** Data to use **

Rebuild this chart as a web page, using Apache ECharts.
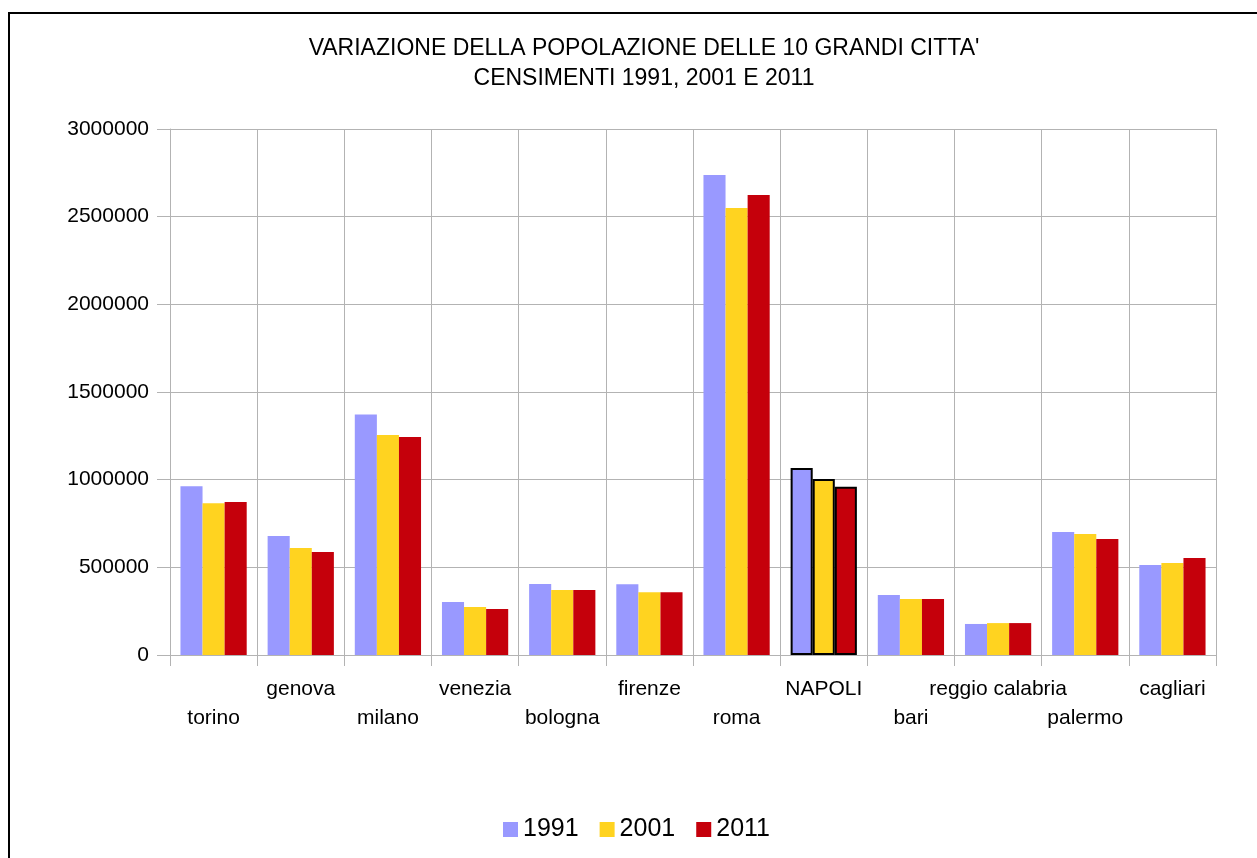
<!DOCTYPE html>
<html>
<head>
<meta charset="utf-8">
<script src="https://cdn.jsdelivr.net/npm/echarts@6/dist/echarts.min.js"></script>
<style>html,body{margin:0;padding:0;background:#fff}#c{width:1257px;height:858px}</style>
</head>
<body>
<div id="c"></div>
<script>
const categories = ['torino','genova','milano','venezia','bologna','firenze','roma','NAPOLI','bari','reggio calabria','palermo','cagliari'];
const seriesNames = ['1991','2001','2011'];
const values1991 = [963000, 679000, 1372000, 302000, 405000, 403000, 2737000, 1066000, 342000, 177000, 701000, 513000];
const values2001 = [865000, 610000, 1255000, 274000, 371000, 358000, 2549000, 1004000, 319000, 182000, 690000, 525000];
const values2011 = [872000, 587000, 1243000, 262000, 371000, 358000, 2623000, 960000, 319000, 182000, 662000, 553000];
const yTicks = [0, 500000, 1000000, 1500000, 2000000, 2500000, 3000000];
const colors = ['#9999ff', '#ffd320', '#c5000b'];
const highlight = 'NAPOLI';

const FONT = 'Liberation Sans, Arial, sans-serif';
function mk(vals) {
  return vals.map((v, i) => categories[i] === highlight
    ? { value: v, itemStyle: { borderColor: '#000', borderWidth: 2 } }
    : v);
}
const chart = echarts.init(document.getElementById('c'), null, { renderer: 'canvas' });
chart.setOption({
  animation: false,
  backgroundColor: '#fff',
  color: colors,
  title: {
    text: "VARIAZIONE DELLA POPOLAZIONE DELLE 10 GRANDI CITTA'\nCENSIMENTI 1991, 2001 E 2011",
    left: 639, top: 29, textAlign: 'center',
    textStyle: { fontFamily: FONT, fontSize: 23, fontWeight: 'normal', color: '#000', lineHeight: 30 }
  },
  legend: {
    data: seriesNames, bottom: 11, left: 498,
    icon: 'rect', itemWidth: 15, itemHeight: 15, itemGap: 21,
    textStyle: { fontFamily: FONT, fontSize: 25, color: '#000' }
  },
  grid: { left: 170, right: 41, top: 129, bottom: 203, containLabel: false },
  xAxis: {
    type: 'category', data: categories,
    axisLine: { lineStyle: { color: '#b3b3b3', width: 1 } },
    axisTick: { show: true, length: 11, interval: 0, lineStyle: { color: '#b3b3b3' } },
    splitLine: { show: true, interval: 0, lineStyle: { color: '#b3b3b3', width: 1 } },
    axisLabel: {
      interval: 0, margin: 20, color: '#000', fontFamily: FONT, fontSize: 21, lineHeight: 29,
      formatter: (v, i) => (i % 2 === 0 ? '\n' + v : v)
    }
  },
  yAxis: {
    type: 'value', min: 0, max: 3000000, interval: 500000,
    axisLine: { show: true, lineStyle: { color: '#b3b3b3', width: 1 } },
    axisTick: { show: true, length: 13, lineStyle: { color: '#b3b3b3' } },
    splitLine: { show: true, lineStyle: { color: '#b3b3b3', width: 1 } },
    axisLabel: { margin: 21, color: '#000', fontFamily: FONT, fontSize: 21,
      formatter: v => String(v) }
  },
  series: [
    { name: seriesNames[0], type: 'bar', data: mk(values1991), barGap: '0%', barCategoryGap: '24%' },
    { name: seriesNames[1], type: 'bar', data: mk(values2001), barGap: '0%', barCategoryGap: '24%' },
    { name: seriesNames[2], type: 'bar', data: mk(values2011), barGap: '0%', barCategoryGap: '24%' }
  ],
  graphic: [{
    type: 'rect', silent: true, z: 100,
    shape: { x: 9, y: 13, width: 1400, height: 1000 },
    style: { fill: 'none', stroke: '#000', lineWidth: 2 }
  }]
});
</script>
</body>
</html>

==

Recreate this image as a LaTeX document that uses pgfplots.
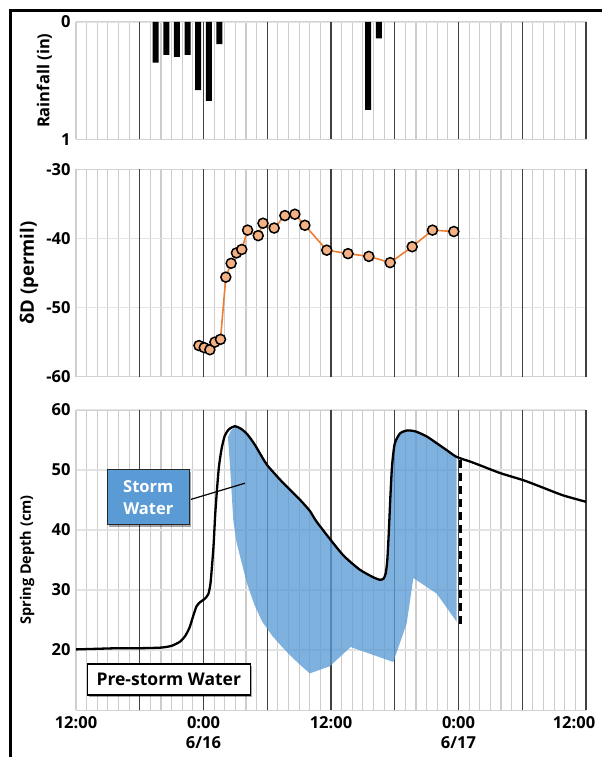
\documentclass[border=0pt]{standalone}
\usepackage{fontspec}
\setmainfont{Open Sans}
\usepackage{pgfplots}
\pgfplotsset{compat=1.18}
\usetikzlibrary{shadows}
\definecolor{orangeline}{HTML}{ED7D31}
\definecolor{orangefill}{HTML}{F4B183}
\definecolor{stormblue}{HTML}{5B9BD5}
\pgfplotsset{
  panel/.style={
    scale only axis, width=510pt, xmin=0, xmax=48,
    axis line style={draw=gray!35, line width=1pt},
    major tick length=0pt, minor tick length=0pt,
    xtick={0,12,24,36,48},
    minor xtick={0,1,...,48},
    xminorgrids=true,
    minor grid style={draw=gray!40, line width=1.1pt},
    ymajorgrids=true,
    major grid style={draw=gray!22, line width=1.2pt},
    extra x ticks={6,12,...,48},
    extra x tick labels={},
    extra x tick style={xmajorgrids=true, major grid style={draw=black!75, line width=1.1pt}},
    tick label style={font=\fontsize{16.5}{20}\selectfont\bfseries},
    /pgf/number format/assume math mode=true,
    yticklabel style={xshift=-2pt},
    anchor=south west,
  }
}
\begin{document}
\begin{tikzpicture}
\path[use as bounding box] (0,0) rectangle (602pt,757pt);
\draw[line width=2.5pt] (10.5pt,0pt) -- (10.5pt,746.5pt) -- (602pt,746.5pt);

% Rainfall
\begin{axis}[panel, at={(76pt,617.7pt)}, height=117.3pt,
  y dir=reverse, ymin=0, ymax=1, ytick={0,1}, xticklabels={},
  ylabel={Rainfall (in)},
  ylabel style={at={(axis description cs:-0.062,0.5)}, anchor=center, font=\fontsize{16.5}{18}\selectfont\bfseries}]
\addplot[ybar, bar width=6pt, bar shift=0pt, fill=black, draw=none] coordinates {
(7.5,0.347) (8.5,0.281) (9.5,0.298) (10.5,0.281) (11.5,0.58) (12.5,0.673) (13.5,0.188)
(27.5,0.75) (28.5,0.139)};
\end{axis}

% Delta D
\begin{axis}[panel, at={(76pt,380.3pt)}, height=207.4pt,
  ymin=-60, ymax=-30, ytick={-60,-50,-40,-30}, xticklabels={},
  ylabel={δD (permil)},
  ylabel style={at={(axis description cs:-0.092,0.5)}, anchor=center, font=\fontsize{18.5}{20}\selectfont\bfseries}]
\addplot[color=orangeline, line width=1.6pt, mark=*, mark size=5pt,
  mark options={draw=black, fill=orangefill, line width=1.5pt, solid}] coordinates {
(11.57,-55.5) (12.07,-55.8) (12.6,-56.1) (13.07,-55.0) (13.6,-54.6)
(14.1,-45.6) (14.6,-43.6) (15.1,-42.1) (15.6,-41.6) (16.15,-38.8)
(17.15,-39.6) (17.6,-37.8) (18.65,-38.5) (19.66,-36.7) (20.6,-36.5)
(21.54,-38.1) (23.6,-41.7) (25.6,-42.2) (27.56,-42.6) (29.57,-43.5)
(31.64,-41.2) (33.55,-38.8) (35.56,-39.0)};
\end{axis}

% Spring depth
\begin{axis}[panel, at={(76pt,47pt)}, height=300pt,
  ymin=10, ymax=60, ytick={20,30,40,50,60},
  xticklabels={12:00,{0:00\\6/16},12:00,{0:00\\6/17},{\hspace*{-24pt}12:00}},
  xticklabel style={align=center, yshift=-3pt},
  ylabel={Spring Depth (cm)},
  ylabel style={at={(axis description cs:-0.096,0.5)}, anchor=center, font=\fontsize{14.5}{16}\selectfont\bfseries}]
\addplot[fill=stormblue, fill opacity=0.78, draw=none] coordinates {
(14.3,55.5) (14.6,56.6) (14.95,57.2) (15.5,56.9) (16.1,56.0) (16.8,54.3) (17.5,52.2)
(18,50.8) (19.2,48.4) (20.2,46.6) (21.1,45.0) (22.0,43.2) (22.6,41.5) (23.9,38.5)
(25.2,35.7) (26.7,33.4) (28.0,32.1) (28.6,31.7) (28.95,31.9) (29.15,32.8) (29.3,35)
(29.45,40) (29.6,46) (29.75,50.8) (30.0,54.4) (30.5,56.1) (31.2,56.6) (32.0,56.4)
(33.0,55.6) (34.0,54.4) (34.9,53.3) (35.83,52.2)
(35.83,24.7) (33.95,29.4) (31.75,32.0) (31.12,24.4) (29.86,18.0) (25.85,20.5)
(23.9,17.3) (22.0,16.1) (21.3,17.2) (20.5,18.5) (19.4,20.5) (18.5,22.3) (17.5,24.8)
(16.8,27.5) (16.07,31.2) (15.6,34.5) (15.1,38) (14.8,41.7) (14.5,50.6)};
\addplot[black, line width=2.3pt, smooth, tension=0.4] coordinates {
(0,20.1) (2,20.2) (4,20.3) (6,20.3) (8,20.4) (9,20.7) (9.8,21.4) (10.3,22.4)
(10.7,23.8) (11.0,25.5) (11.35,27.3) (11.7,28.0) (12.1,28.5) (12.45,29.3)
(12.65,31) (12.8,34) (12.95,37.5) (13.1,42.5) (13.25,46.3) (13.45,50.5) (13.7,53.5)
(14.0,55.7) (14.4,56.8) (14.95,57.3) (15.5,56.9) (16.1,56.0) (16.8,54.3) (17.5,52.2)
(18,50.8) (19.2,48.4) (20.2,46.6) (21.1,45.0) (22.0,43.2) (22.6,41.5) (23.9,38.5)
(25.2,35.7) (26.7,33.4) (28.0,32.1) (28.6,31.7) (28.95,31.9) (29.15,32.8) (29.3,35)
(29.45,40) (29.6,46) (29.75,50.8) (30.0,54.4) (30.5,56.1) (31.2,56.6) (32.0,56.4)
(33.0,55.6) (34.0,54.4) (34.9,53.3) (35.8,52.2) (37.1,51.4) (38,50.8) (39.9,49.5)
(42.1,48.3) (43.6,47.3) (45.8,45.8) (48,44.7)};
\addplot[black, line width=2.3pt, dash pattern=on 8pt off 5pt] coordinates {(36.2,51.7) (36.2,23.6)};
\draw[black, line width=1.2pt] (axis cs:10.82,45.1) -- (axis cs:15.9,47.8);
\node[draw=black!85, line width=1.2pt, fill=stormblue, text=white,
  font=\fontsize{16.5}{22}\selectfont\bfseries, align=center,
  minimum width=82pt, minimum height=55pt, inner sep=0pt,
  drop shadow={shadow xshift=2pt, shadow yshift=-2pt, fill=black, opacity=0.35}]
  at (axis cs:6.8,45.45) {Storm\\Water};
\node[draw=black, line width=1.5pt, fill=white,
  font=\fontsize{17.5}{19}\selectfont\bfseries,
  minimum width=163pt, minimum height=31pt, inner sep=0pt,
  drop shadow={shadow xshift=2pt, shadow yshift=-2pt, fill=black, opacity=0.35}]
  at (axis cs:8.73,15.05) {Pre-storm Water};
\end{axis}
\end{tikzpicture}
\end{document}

** Exercise details **
Copy the lines above exactly, starting with the line that contains "Rebuild this chart" and ending with the line that contains "const highlight = 'NAPOLI';", and leave out any pictures.

** Correct response **
Rebuild this chart as a web page, using Apache ECharts.
<!DOCTYPE html>
<html>
<head>
<meta charset="utf-8">
<script src="https://cdn.jsdelivr.net/npm/echarts@6/dist/echarts.min.js"></script>
<style>html,body{margin:0;padding:0;background:#fff}#c{width:1257px;height:858px}</style>
</head>
<body>
<div id="c"></div>
<script>
const categories = ['torino','genova','milano','venezia','bologna','firenze','roma','NAPOLI','bari','reggio calabria','palermo','cagliari'];
const seriesNames = ['1991','2001','2011'];
const values1991 = [963000, 679000, 1372000, 302000, 405000, 403000, 2737000, 1066000, 342000, 177000, 701000, 513000];
const values2001 = [865000, 610000, 1255000, 274000, 371000, 358000, 2549000, 1004000, 319000, 182000, 690000, 525000];
const values2011 = [872000, 587000, 1243000, 262000, 371000, 358000, 2623000, 960000, 319000, 182000, 662000, 553000];
const yTicks = [0, 500000, 1000000, 1500000, 2000000, 2500000, 3000000];
const colors = ['#9999ff', '#ffd320', '#c5000b'];
const highlight = 'NAPOLI';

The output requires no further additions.